* **Problem to work on**
Write out every record in full, exactly as written, please.

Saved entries
--- --- ---

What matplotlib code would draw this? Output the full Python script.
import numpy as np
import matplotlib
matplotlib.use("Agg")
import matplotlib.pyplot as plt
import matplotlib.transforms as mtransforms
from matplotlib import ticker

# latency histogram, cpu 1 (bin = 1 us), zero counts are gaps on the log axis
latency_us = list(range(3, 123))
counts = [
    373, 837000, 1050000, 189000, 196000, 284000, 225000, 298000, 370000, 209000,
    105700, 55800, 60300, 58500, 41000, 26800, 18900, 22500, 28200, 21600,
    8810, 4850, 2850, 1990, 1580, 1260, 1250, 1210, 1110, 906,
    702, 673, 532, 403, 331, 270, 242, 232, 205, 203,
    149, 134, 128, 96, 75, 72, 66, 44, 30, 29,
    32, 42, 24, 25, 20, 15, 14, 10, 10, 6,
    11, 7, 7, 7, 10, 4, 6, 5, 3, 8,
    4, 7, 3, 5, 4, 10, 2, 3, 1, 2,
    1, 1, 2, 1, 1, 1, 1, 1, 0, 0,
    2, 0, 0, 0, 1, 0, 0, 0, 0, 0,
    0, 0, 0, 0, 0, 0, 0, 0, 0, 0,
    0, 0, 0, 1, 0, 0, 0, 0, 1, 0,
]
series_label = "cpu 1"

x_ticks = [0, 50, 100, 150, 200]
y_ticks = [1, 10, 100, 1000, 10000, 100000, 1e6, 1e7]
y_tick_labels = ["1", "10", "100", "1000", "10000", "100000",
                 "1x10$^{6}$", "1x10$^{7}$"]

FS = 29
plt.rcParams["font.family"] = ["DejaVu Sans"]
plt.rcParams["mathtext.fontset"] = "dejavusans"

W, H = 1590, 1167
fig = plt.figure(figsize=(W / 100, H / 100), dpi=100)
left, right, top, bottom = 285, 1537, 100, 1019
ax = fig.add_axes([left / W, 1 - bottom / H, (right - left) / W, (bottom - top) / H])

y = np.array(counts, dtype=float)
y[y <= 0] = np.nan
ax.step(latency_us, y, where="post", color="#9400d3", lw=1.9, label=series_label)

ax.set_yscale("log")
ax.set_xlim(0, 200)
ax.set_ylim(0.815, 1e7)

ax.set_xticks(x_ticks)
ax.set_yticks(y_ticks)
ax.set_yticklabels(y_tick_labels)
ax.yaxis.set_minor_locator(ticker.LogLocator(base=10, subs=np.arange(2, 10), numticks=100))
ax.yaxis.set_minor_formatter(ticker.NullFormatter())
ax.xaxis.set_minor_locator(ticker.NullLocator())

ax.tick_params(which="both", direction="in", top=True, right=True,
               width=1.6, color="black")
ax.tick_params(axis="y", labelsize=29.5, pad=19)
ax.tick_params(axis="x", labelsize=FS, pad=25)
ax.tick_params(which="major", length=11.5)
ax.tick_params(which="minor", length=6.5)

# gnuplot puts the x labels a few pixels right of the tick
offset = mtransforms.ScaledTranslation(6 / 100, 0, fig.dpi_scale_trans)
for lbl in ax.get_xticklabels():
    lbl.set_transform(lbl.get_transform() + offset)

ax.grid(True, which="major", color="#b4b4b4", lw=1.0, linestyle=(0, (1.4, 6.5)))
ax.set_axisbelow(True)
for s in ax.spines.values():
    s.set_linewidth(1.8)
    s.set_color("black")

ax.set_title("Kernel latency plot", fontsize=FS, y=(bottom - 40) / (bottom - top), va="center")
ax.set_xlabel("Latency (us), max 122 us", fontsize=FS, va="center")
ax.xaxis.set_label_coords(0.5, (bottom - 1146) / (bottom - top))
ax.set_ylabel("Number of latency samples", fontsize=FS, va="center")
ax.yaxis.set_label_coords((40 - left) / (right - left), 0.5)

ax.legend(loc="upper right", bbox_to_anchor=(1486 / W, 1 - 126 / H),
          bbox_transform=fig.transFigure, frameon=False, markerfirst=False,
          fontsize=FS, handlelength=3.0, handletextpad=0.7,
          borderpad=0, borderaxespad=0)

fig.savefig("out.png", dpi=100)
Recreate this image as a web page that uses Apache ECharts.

--- --- ---

* **Solved exercise**
What matplotlib code would draw this? Output the full Python script.
import numpy as np
import matplotlib
matplotlib.use("Agg")
import matplotlib.pyplot as plt
import matplotlib.transforms as mtransforms
from matplotlib import ticker

# latency histogram, cpu 1 (bin = 1 us), zero counts are gaps on the log axis
latency_us = list(range(3, 123))
counts = [
    373, 837000, 1050000, 189000, 196000, 284000, 225000, 298000, 370000, 209000,
    105700, 55800, 60300, 58500, 41000, 26800, 18900, 22500, 28200, 21600,
    8810, 4850, 2850, 1990, 1580, 1260, 1250, 1210, 1110, 906,
    702, 673, 532, 403, 331, 270, 242, 232, 205, 203,
    149, 134, 128, 96, 75, 72, 66, 44, 30, 29,
    32, 42, 24, 25, 20, 15, 14, 10, 10, 6,
    11, 7, 7, 7, 10, 4, 6, 5, 3, 8,
    4, 7, 3, 5, 4, 10, 2, 3, 1, 2,
    1, 1, 2, 1, 1, 1, 1, 1, 0, 0,
    2, 0, 0, 0, 1, 0, 0, 0, 0, 0,
    0, 0, 0, 0, 0, 0, 0, 0, 0, 0,
    0, 0, 0, 1, 0, 0, 0, 0, 1, 0,
]
series_label = "cpu 1"

x_ticks = [0, 50, 100, 150, 200]
y_ticks = [1, 10, 100, 1000, 10000, 100000, 1e6, 1e7]
y_tick_labels = ["1", "10", "100", "1000", "10000", "100000",
                 "1x10$^{6}$", "1x10$^{7}$"]

FS = 29
plt.rcParams["font.family"] = ["DejaVu Sans"]
plt.rcParams["mathtext.fontset"] = "dejavusans"

W, H = 1590, 1167
fig = plt.figure(figsize=(W / 100, H / 100), dpi=100)
left, right, top, bottom = 285, 1537, 100, 1019
ax = fig.add_axes([left / W, 1 - bottom / H, (right - left) / W, (bottom - top) / H])

y = np.array(counts, dtype=float)
y[y <= 0] = np.nan
ax.step(latency_us, y, where="post", color="#9400d3", lw=1.9, label=series_label)

ax.set_yscale("log")
ax.set_xlim(0, 200)
ax.set_ylim(0.815, 1e7)

ax.set_xticks(x_ticks)
ax.set_yticks(y_ticks)
ax.set_yticklabels(y_tick_labels)
ax.yaxis.set_minor_locator(ticker.LogLocator(base=10, subs=np.arange(2, 10), numticks=100))
ax.yaxis.set_minor_formatter(ticker.NullFormatter())
ax.xaxis.set_minor_locator(ticker.NullLocator())

ax.tick_params(which="both", direction="in", top=True, right=True,
               width=1.6, color="black")
ax.tick_params(axis="y", labelsize=29.5, pad=19)
ax.tick_params(axis="x", labelsize=FS, pad=25)
ax.tick_params(which="major", length=11.5)
ax.tick_params(which="minor", length=6.5)

# gnuplot puts the x labels a few pixels right of the tick
offset = mtransforms.ScaledTranslation(6 / 100, 0, fig.dpi_scale_trans)
for lbl in ax.get_xticklabels():
    lbl.set_transform(lbl.get_transform() + offset)

ax.grid(True, which="major", color="#b4b4b4", lw=1.0, linestyle=(0, (1.4, 6.5)))
ax.set_axisbelow(True)
for s in ax.spines.values():
    s.set_linewidth(1.8)
    s.set_color("black")

ax.set_title("Kernel latency plot", fontsize=FS, y=(bottom - 40) / (bottom - top), va="center")
ax.set_xlabel("Latency (us), max 122 us", fontsize=FS, va="center")
ax.xaxis.set_label_coords(0.5, (bottom - 1146) / (bottom - top))
ax.set_ylabel("Number of latency samples", fontsize=FS, va="center")
ax.yaxis.set_label_coords((40 - left) / (right - left), 0.5)

ax.legend(loc="upper right", bbox_to_anchor=(1486 / W, 1 - 126 / H),
          bbox_transform=fig.transFigure, frameon=False, markerfirst=False,
          fontsize=FS, handlelength=3.0, handletextpad=0.7,
          borderpad=0, borderaxespad=0)

fig.savefig("out.png", dpi=100)
Recreate this image as a web page that uses Apache ECharts.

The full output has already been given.